Saiwyn Qadras and Sanyukta Shaikh, as the writers, definitely emerge as the stars, but it’s Ram who rocks like a superstar. As the director he effectively delivers, what I call, a 3-D directorial experience – a real-time experience of the events happening on the screen. This is why, when the plane is being highjacked on the screen,just like the flight passengers on the screen you too tightly clutch the hand-rests of your cinema-hall seats. Mitesh Mirchandani too, as the cinematographer, surprises you with the effortless ‘unfelt’ presence of the camera. There is an overwhelmingly huge scope to go on talking about the technical aspects of this film, but I would contain my excitement and re-direct it toward the equally awesome performances of the cast.

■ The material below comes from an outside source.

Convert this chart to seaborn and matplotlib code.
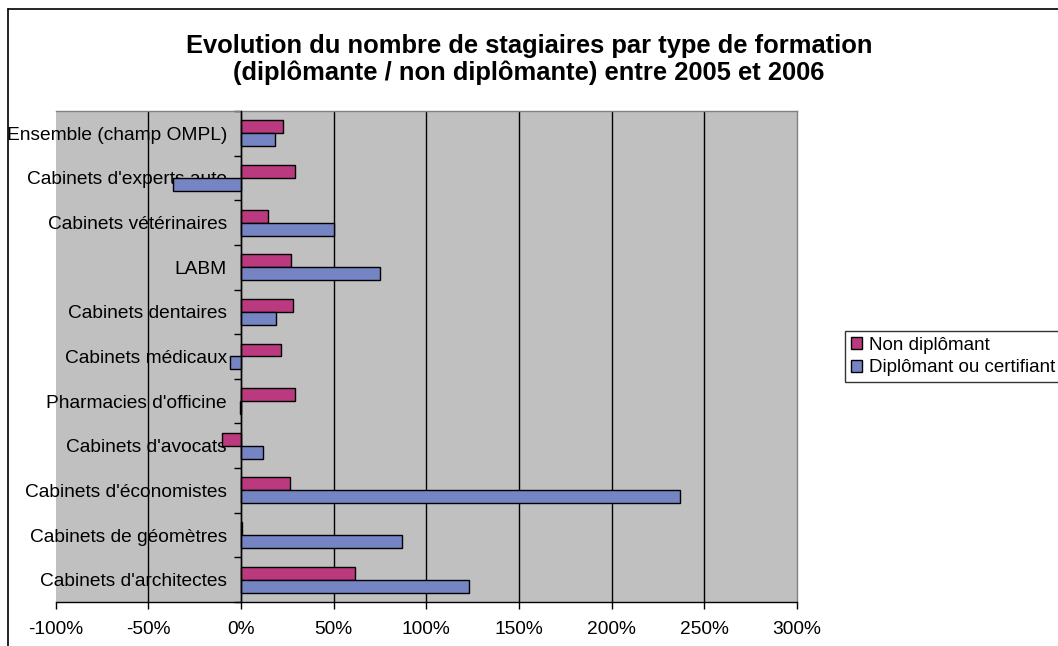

As the hardcore movie-loving audience you feel the real ‘performance related ecstasy’ when you get something that you didn’t expect or wasn’t counting on. Sonam, an actress who didn’t (or didn’t get to) shine through her performances in her movies so far, brings an unexpected exotic dish to your table – a balanced act. She performs, not through dialogues, but through mere silence, through eyes. Unarguably, this could be lauded as the best performance of her career. Every struggling (and sincere) actor gets an acting-epiphany at some point of his/her career – this was that point for Sonam. There is another performance related ecstasy, which you always anticipate, you unfailingly get, and although it doesn’t surprise you, it definitely brings a new zing every time. That’s ‘her highness’ Shabana Azmi. Her ‘absolute witchcraft’ turns her into Rama Bhanot and strokes the most sensitive part in your heart. A special mention should go to her monologue where she accepts that she, like any other mother, told her daughter that being selfish is just brilliant. The second half may seem a little longer to some (and may be a bit too emotionally exhausting), but trust me, this is a GREAT tribute to Neerja Bhanot, if not a perfect one. Also, Jim Sarbh deserves a special mention for his well crafted performance.
Few scenes need special mention too. For instance, the realisation scene of Neerja where she starts resuming her duties has turned out to be perfect, and the credit should go to Sonam. The conversation between mother and father and their consoling each other makes you do the ‘water-work’ like there is no tomorrow. Besides these, many other scenes, such as the flashbacks of Neerja’s married life or the use of house dog in many frames give an inexplicable beauty to the film. Hats off to Ram!
Make sure you go and watch Neerja’s story this week. It might change you… at least a bit.